Officials under fire
The police said more than 1,200 people had been arrested, most in London, since the frenzy of violence that began Saturday. The situation eased only after thousands of police reinforcements flooded the streets of London and other major cities.
The violence prompted widespread criticism of police for an ineffective initial response and deeper failures, including corruption and collusion exposed by the broadening phone-hacking scandal.
Few members of British society were spared: Politicians came under fire for failing to break off summer vacations immediately to confront events; and they in turn denounced a society that has allowed hooliganism, public drunkenness and gang culture, including thuggish behavior toward the weak and disabled.
For the first time, Cameron said police commanders had acknowledged they had misjudged the situation at first and deployed too few officers.
“Initially the police treated the situation too much as a public order issue, rather than essentially one of crime,” he told the lawmakers, blaming a wide social breakdown for the violence.
“This is not about poverty, it’s about culture,” he said, “a culture that glorifies violence, shows disrespect to authority, and says everything about rights but nothing about responsibilities.”

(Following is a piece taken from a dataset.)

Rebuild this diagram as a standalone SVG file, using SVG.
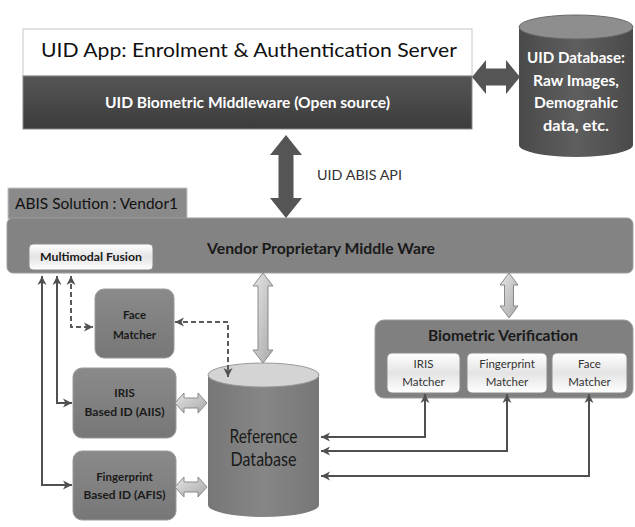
<svg xmlns="http://www.w3.org/2000/svg" width="635" height="527" viewBox="0 0 635 527">
<style>
.t{font-family:Lato,"Liberation Sans",sans-serif}
.box{fill:url(#gBox);stroke:#9a9a9a;stroke-width:1}
.wbox{fill:url(#gWhite);stroke:#8a8a8a;stroke-width:1}
.lbl{font-family:Lato,"Liberation Sans",sans-serif;font-weight:bold;font-size:11.5px;fill:#1a1a1a;text-anchor:middle}
.sub{font-family:Lato,"Liberation Sans",sans-serif;font-size:11.5px;fill:#333;text-anchor:middle}
.ln{fill:none;stroke:#505050;stroke-width:2}
.dash{fill:none;stroke:#5a5a5a;stroke-width:2;stroke-dasharray:5 3}
.la{fill:url(#gLight);stroke:#8a8a8a;stroke-width:1}
</style>
<defs>
<linearGradient id="gBox" x1="0" y1="0" x2="0" y2="1"><stop offset="0" stop-color="#8a8a8a"/><stop offset="1" stop-color="#777"/></linearGradient>
<linearGradient id="gWhite" x1="0" y1="0" x2="0" y2="1"><stop offset="0" stop-color="#fff"/><stop offset="0.5" stop-color="#e4e4e4"/><stop offset="1" stop-color="#fff"/></linearGradient>
<linearGradient id="gDark" x1="0" y1="0" x2="0" y2="1"><stop offset="0" stop-color="#555"/><stop offset="1" stop-color="#3c3c3c"/></linearGradient>
<linearGradient id="gCyl" x1="0" y1="0" x2="1" y2="0"><stop offset="0" stop-color="#777"/><stop offset="0.5" stop-color="#868686"/><stop offset="1" stop-color="#777"/></linearGradient>
<linearGradient id="gCylD" x1="0" y1="0" x2="1" y2="0"><stop offset="0" stop-color="#4a4a4a"/><stop offset="0.5" stop-color="#5e5e5e"/><stop offset="1" stop-color="#4a4a4a"/></linearGradient>
<linearGradient id="gLight" x1="0" y1="0" x2="1" y2="1"><stop offset="0" stop-color="#e6e6e6"/><stop offset="1" stop-color="#a8a8a8"/></linearGradient>
<marker id="ah" markerUnits="userSpaceOnUse" markerWidth="10" markerHeight="10" refX="9" refY="5" orient="auto-start-reverse">
<path d="M0,0.5 L9,5 L0,9.5 L2.5,5 z" fill="#505050"/>
</marker>
</defs>

<g id="uid-app">
<rect x="23" y="29" width="449" height="47" fill="#fff" stroke="#c8c8c8"/>
<rect x="23" y="76" width="449" height="53" fill="url(#gDark)" stroke="#888"/>
<text class="t" x="41" y="57" font-size="20" fill="#111" textLength="416" lengthAdjust="spacingAndGlyphs">UID  App: Enrolment &amp; Authentication Server</text>
<text class="t" x="247.5" y="108" font-size="15" font-weight="bold" fill="#fff" text-anchor="middle" textLength="285" lengthAdjust="spacingAndGlyphs">UID Biometric Middleware (Open source)</text>
</g>

<g id="uid-db">
<path d="M519,27 V145 A57,12 0 0 0 633,145 V27 Z" fill="url(#gCylD)"/>
<ellipse cx="576" cy="27" rx="57" ry="12" fill="#8e8e8e" stroke="#6a6a6a"/>
<g class="t" font-size="16" font-weight="bold" fill="#fff" text-anchor="middle">
<text x="576" y="63" textLength="98" lengthAdjust="spacingAndGlyphs">UID Database:</text>
<text x="576" y="86" textLength="86" lengthAdjust="spacingAndGlyphs">Raw Images,</text>
<text x="576" y="108" textLength="84" lengthAdjust="spacingAndGlyphs">Demograhic</text>
<text x="576" y="131" textLength="66" lengthAdjust="spacingAndGlyphs">data, etc.</text>
</g>
</g>

<g id="abis-tab">
<rect x="8" y="188" width="179" height="31" fill="#8a8a8a" stroke="#c4c4c4"/>
<text class="t" x="15" y="209" font-size="15" fill="#111" textLength="163" lengthAdjust="spacingAndGlyphs">ABIS Solution : Vendor1</text>
</g>

<g id="vendor-middleware">
<rect x="7" y="218" width="626" height="55" rx="6" fill="#838383" stroke="#9c9c9c"/>
<text class="t" x="321" y="254" font-size="16" font-weight="bold" fill="#1a1a1a" text-anchor="middle" textLength="228" lengthAdjust="spacingAndGlyphs">Vendor Proprietary Middle Ware</text>
</g>

<g id="multimodal-fusion">
<rect class="wbox" x="29" y="244" width="124" height="26" rx="4"/>
<text class="lbl" x="91" y="261" font-size="10.5" textLength="102" lengthAdjust="spacingAndGlyphs">Multimodal Fusion</text>
</g>

<g id="face-matcher">
<rect class="box" x="95" y="289" width="79" height="69" rx="9"/>
<text class="lbl" x="134.5" y="319">Face</text>
<text class="lbl" x="134.5" y="339">Matcher</text>
</g>

<g id="iris-id">
<rect class="box" x="73" y="368" width="103" height="70" rx="9"/>
<text class="lbl" x="124.5" y="397">IRIS</text>
<text class="lbl" x="124.5" y="416" textLength="80" lengthAdjust="spacingAndGlyphs">Based ID (AIIS)</text>
</g>

<g id="fingerprint-id">
<rect class="box" x="73" y="451" width="103" height="69" rx="9"/>
<text class="lbl" x="124.5" y="481">Fingerprint</text>
<text class="lbl" x="124.5" y="499" textLength="82" lengthAdjust="spacingAndGlyphs">Based ID (AFIS)</text>
</g>

<g id="reference-db">
<path d="M208,375 V505 A55.5,12 0 0 0 319,505 V375 Z" fill="url(#gCyl)"/>
<ellipse cx="263.5" cy="375" rx="55.5" ry="12" fill="#d4d4d4" stroke="#9a9a9a"/>
<text class="t" x="263.5" y="443" font-size="19" fill="#1a1a1a" text-anchor="middle" textLength="68" lengthAdjust="spacingAndGlyphs">Reference</text>
<text class="t" x="263.5" y="466" font-size="19" fill="#1a1a1a" text-anchor="middle" textLength="66" lengthAdjust="spacingAndGlyphs">Database</text>
</g>

<g id="biometric-verification">
<rect x="375" y="320" width="258" height="78" rx="9" fill="#808080" stroke="#9c9c9c"/>
<text class="t" x="503" y="341" font-size="16" font-weight="bold" fill="#1a1a1a" text-anchor="middle" textLength="150" lengthAdjust="spacingAndGlyphs">Biometric Verification</text>
<g id="iris-matcher">
<rect class="wbox" x="387" y="353" width="73" height="40" rx="5"/>
<text class="sub" x="423.5" y="368">IRIS</text>
<text class="sub" x="423.5" y="386">Matcher</text>
</g>
<g id="fingerprint-matcher">
<rect class="wbox" x="467" y="353" width="80" height="40" rx="5"/>
<text class="sub" x="507" y="368">Fingerprint</text>
<text class="sub" x="507" y="386">Matcher</text>
</g>
<g id="face-matcher-v">
<rect class="wbox" x="552" y="353" width="75" height="40" rx="5"/>
<text class="sub" x="589.5" y="368">Face</text>
<text class="sub" x="589.5" y="386">Matcher</text>
</g>
</g>

<g id="connectors">
<polygon points="472,77 486,60 486,68.5 506,68.5 506,60 520,77 506,94 506,85.5 486,85.5 486,94" fill="#555"/>
<polygon points="286,135 302,155 293.5,155 293.5,198 302,198 286,218 270,198 278.5,198 278.5,155 270,155" fill="#555"/>
<text class="t" x="317" y="180" font-size="13" fill="#333" textLength="85" lengthAdjust="spacingAndGlyphs">UID ABIS API</text>
<polygon class="la" points="263,273 273,286 268,286 268,350 273,350 263,363 253,350 258,350 258,286 253,286"/>
<polygon class="la" points="509,273 518,285 513.5,285 513.5,306 518,306 509,318 500,306 504.5,306 504.5,285 500,285"/>
<polygon class="la" points="175,403 184,393 184,398 198,398 198,393 207,403 198,413 198,408 184,408 184,413"/>
<polygon class="la" points="175,487 184,477 184,482 198,482 198,477 207,487 198,497 198,492 184,492 184,497"/>
<path class="ln" d="M42,276 V485 H72" marker-start="url(#ah)" marker-end="url(#ah)"/>
<path class="ln" d="M57,276 V403 H72" marker-start="url(#ah)" marker-end="url(#ah)"/>
<path class="dash" d="M71,276 V327 H93" marker-start="url(#ah)" marker-end="url(#ah)"/>
<path class="dash" d="M175,322 H228 V377" marker-start="url(#ah)" marker-end="url(#ah)"/>
<path class="ln" d="M425,394 V437 H321" marker-start="url(#ah)" marker-end="url(#ah)"/>
<path class="ln" d="M507,394 V451 H321" marker-start="url(#ah)" marker-end="url(#ah)"/>
<path class="ln" d="M589,394 V476 H321" marker-start="url(#ah)" marker-end="url(#ah)"/>
</g>
</svg>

A spokesman for London’s Metropolitan Police, widely known as Scotland Yard, confirmed that facial-recognition technology was at authorities’ disposal, although he gave few details.
The spokesman, who spoke on condition of anonymity, said that generally, the technology would be used only to help identify those suspected of serious crimes, such as assault, and that in most cases disseminating photographs to the general public remains a cheaper and more effective way of finding suspects.
The facial-recognition technology used by police treats the human face like a grid, measuring the distance between a person’s nose, eyes, lips and other features. It has recently been upgraded, according to an article published last year in Scotland Yard’s bimonthly magazine, “The Job.”
The March 2010 article said the new program has been shown to work far better than older versions of the technology, with one expert quoted as saying it had shown promise in identifying people from high-quality, face-on shots taken off surveillance photographs, mobile phones, passports or the Internet.
A law-enforcement official said that to use the technology “you have to have a good picture of a suspect and it is only useful if you have something to match it against. In other words, the suspect already has to have a previous criminal record.”
He also spoke on condition of anonymity.
In another effort to identify suspects, police have released two dozen photos and videos to the picture-sharing website Flickr, where they’ve gathered more than 400,000 hits. Some of those photographs have also been published by Britain’s tabloid press. The Sun recently plastered them across its front page, along with a headline urging readers to report looters to the police.
The photographs on Flickr are mainly grainy images pulled from cameras, which may not be of much use to face-matching software. But detectives were scanning the Web for pictures of high-quality photographs of rioters’ faces, according to photojournalist Guilherme Zauith, who witnessed some of the disturbances in London and later posted images of clashes to the Internet.
Zauith said he was recently contacted by a London detective “saying that they saw my photos online and if I could send it to them to help to identify the people.”
Zauith said he gave the photos to the detective.
The West Midlands police were trying another approach: driving a van equipped with a large screen displaying 50 images of suspects through Birmingham.
Police said the “Digi-Van” will stop at key locations around the city to give shoppers and commuters a good look at the photographs in hopes they can help identify suspects.
Facial-recognition technology is widely employed by free-to-use websites such as Facebook and Google’s Picasa photo-sharing program.
Such programs have been of increasing interest to authorities. A person with the Olympic planning committee, speaking on condition of anonymity, said facial-recognition software was being considered for use as a security measure during the Olympic Games.